Much of the programming on sexual assault prevention — like that of the “It’s on Us” campaign — is surface level. We have introduced bystander intervention training to the mainstream and called attention to outfit-shaming and cat-calling. Now, we should move our educational initiatives on college campuses to the complexities and subtleties of rape culture.  

Many first-year students come into college after a less than satisfactory sex education from their high schools. A class that extends beyond what was — or probably wasn’t — taught in high schools can help introduce and solidify new themes about what we expect in terms of inclusion and diversity at Pitt. In addition to talking about contraceptives, partners and consent to foster better understanding of what sex is and means — ideas that will surely benefit sexual assault prevention as well — such a class should also focus on varying levels of sexuality and discuss how students can recognize transgender and queer discrimination and be allies and productive bystanders.

Even more, the key to these changes isn’t to focus on adjusting individualized behavior.
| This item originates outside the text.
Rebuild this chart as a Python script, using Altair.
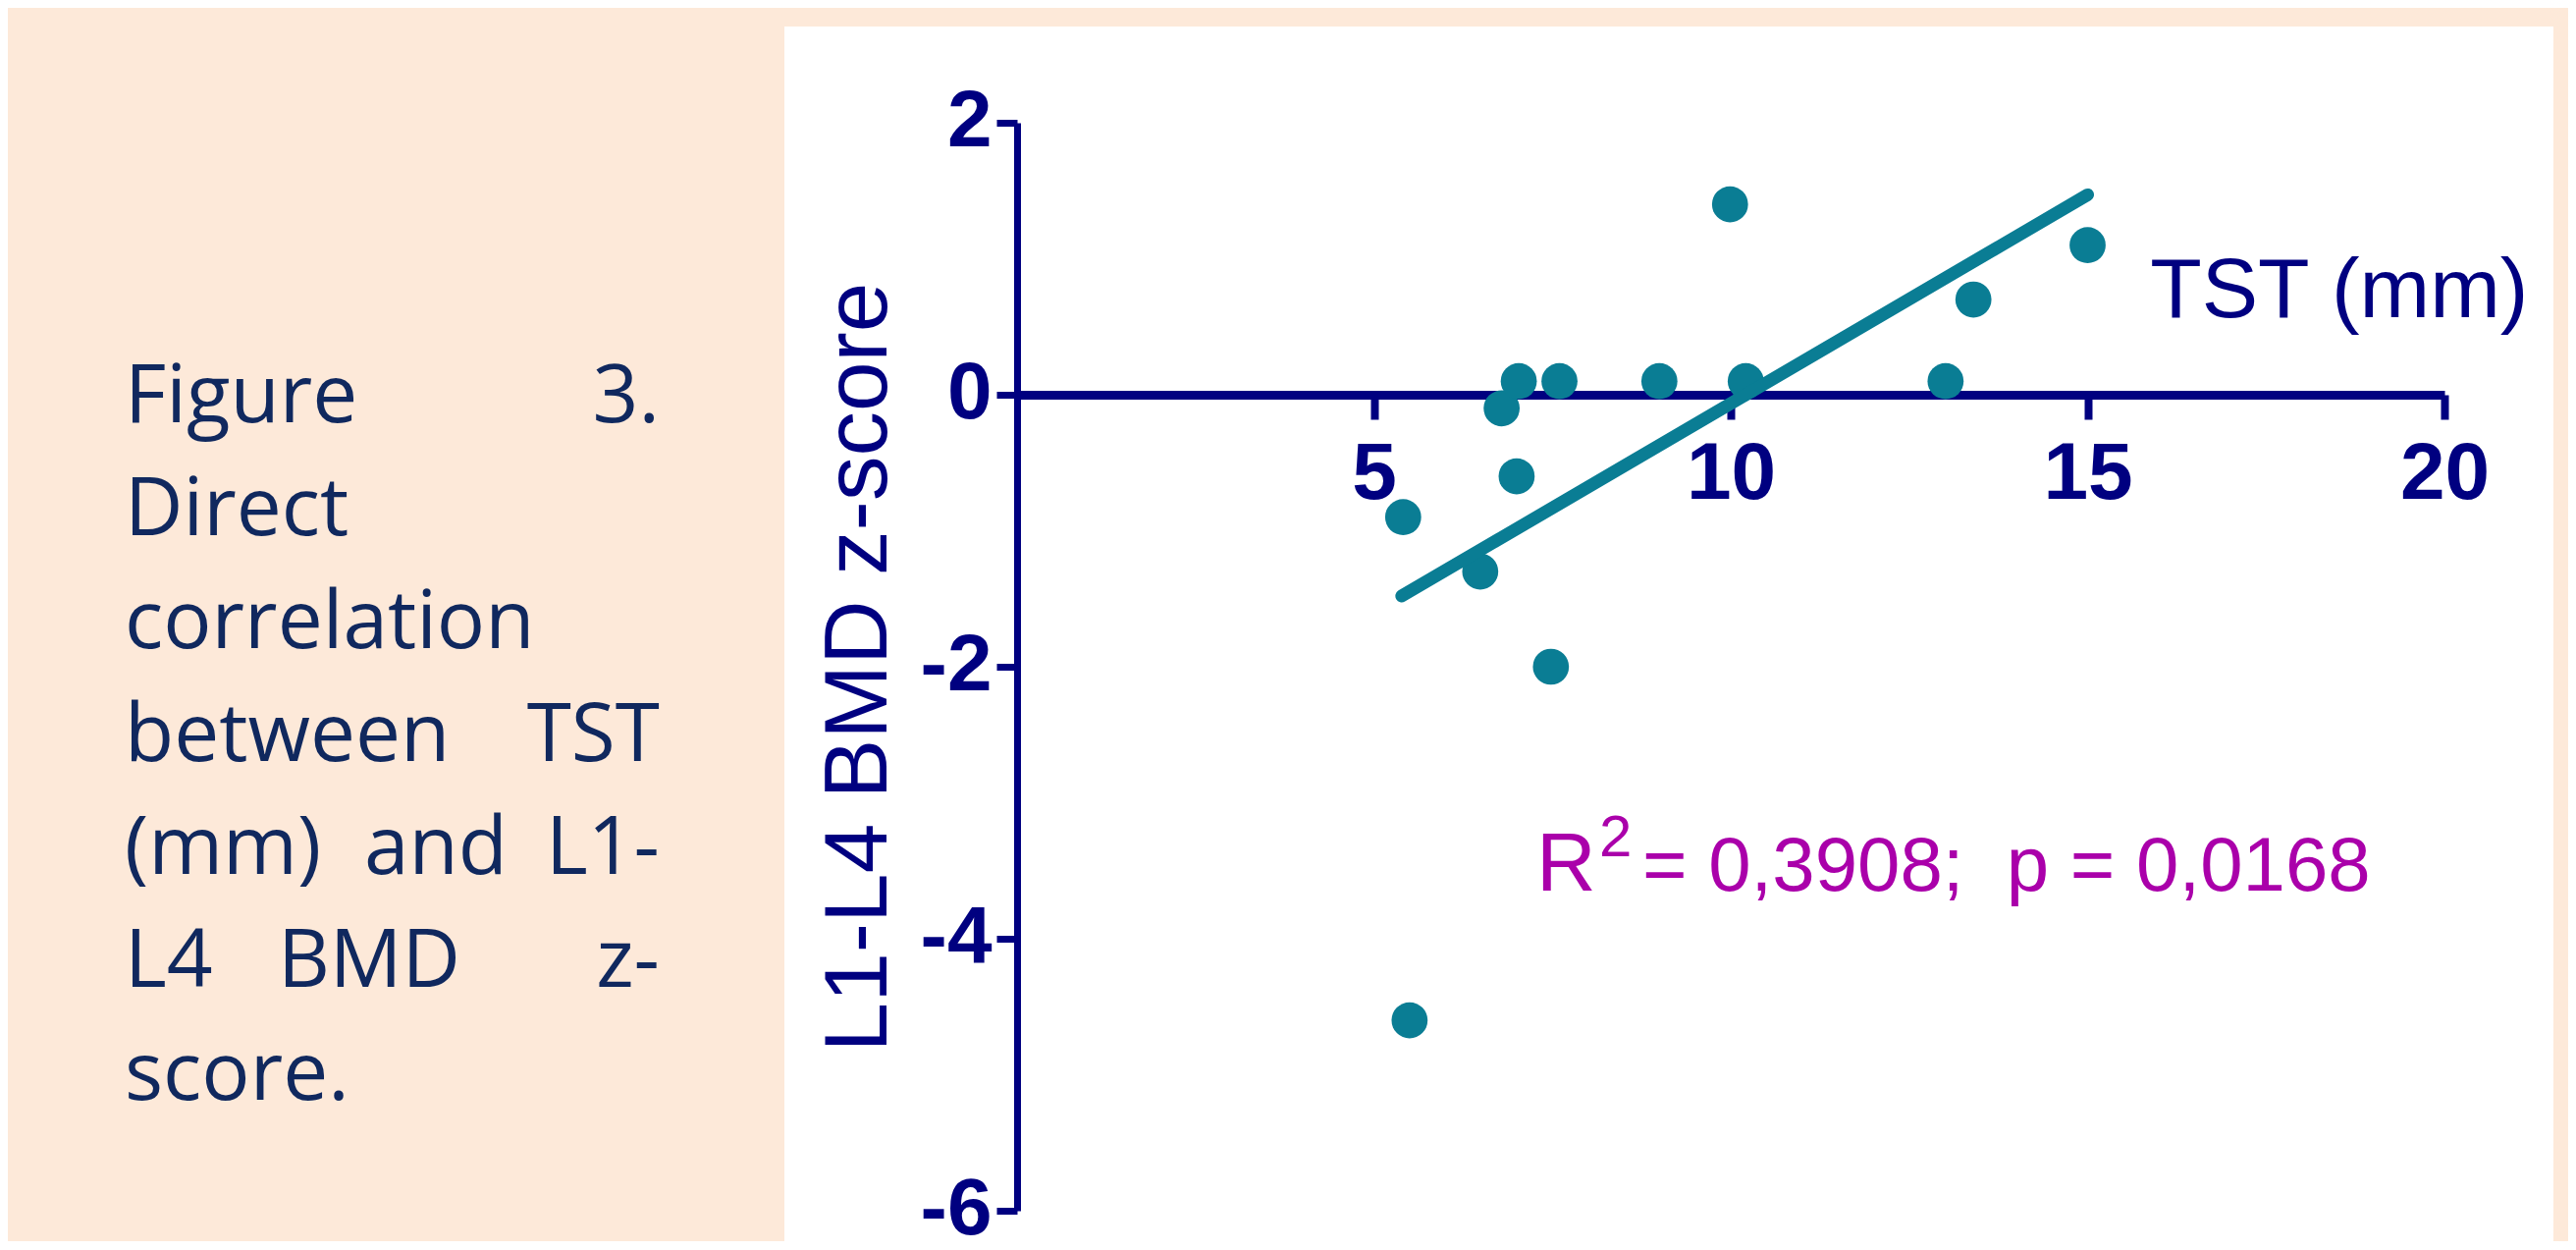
import altair as alt
import pandas as pd

# ---------------- data ----------------
tst_mm = [5.41, 5.50, 6.49, 6.79, 7.03, 7.00, 7.48, 7.60, 9.00, 9.99, 10.21, 13.01, 13.40, 15.00]
bmd_z = [-0.90, -4.60, -1.30, -0.10, 0.10, -0.60, -2.00, 0.10, 0.10, 1.40, 0.10, 0.10, 0.70, 1.10]
fit_x = [5.39, 15.00]
fit_y = [-1.48, 1.47]
x_ticks = [5, 10, 15, 20]
y_ticks = [-6, -4, -2, 0, 2]
x_title = "TST (mm)"
y_title = "L1-L4 BMD z-score"
stat_r = "R"
stat_sup = "2"
stat_rest = "= 0,3908;\u00a0 p = 0,0168"
caption_lines = [
    ["Figure", "3."],
    ["Direct"],
    ["correlation"],
    ["between", "TST"],
    ["(mm)", "and", "L1-"],
    ["L4", "BMD", "z-"],
    ["score."],
]

# ---------------- styles ----------------
NAVY = "#000080"
TEAL = "#0a7d94"
MAGENTA = "#aa00aa"
PEACH = "#fde9d9"
CAPTION_COLOR = "#10285e"
SANS = "Liberation Sans, Arial, sans-serif"
CAPTION_FONT = "Open Sans"

VIEW_W, VIEW_H = 1802, 1237
X_RANGE = [237, 1691]
Y_RANGE = [1206, 98]
X_AXIS_Y = 375  # pixel row of y = 0 in the view

x_scale = alt.Scale(domain=[0, 20], range=X_RANGE, nice=False, zero=False)
y_scale = alt.Scale(domain=[-6, 2], range=Y_RANGE, nice=False, zero=False)

x_axis = alt.Axis(
    values=x_ticks, orient="bottom", offset=-(VIEW_H - X_AXIS_Y),
    title=x_title, titleX=1776, titleY=-80, titleAlign="right",
    titleBaseline="alphabetic", titleAngle=0, titleFont=SANS,
    titleFontSize=86, titleFontWeight="normal", titleColor=NAVY,
    domainColor=NAVY, domainWidth=9, tickColor=NAVY, tickWidth=8, tickSize=25,
    labelFont=SANS, labelFontSize=82, labelFontWeight="bold", labelColor=NAVY,
    labelPadding=15, labelExpr="'' + datum.value", grid=False,
    labelFlush=False, labelOverlap=False,
)
y_axis = alt.Axis(
    values=y_ticks, orient="left", offset=-X_RANGE[0],
    title=y_title, titleX=-161, titleAngle=270, titleBaseline="middle",
    titleAlign="center", titleFont=SANS, titleFontSize=91,
    titleFontWeight="normal", titleColor=NAVY,
    domainColor=NAVY, domainWidth=7, tickColor=NAVY, tickWidth=7, tickSize=21,
    labelFont=SANS, labelFontSize=82, labelFontWeight="bold", labelColor=NAVY,
    labelPadding=5, labelOffset=-2, labelExpr="'' + datum.value", grid=False,
    labelFlush=False, labelOverlap=False,
)

pts_df = pd.DataFrame({"x": tst_mm, "y": bmd_z})
fit_df = pd.DataFrame({"x": fit_x, "y": fit_y})

points = alt.Chart(pts_df).mark_circle(size=1350, color=TEAL, opacity=1).encode(
    x=alt.X("x:Q", scale=x_scale, axis=x_axis),
    y=alt.Y("y:Q", scale=y_scale, axis=y_axis),
)
fit = alt.Chart(fit_df).mark_line(color=TEAL, strokeWidth=13, strokeCap="round").encode(
    x=alt.X("x:Q", scale=x_scale),
    y=alt.Y("y:Q", scale=y_scale),
)


def label(txt, px, py, size, color, font, align="left", weight="normal"):
    return alt.Chart(pd.DataFrame({"t": [txt]})).mark_text(
        align=align, baseline="alphabetic", fontSize=size, font=font,
        color=color, fontWeight=weight,
    ).encode(x=alt.value(px), y=alt.value(py), text=alt.Text("t:N"))


layers = [points, fit]
layers.append(label(stat_r, 766, 880, 84, MAGENTA, SANS))
layers.append(label(stat_sup, 830, 845, 60, MAGENTA, SANS))
layers.append(label(stat_rest, 874, 880, 78, MAGENTA, SANS))

# justified caption block (left of the white panel)
CAP_LEFT, CAP_RIGHT = -672, -127
CAP_TOP, CAP_STEP = 403, 115
middle_centers = {4: -355, 5: -423}
for i, words in enumerate(caption_lines):
    py = CAP_TOP + CAP_STEP * i
    layers.append(label(words[0], CAP_LEFT, py, 82, CAPTION_COLOR, CAPTION_FONT, "left"))
    if len(words) == 3:
        layers.append(label(words[1], middle_centers[i], py, 82, CAPTION_COLOR, CAPTION_FONT, "center"))
    if len(words) >= 2:
        layers.append(label(words[-1], CAP_RIGHT, py, 82, CAPTION_COLOR, CAPTION_FONT, "right"))

chart = alt.layer(*layers).properties(
    width=VIEW_W, height=VIEW_H,
    padding={"left": 791, "top": 19, "right": 15, "bottom": 0},
    autosize=alt.AutoSizeParams(type="none"),
    background=PEACH,
).configure_view(fill="white", stroke=None)

chart.save("out.html", embed_options={"renderer": "svg", "actions": False})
It’s more effective in the long run to focus on ways we can change the makeup of our University on a structural level, to create sustainable change that trickles down to become the new norm of how we understand gender and sexuality. Gender-neutral bathrooms on campus and on-campus housing options that prioritize LGBTQ+ students — both changes Pitt has implemented in the past few years — may seem radical now, but if we normalize them, they will become the expected features at colleges around the country in years to come.

Revamping our sexual assault services and our fostering of diversity and inclusion on campus are already long overdue. With solid proof grounded in undeniable numbers, we can no longer plausibly put off the need to focus more heavily on minority students on college campuses in every aspect and specifically in sexual assault awareness.

If you didn’t already believe it before, now there are numbers to prove it: when our campuses are more inclusive, we’re all safer.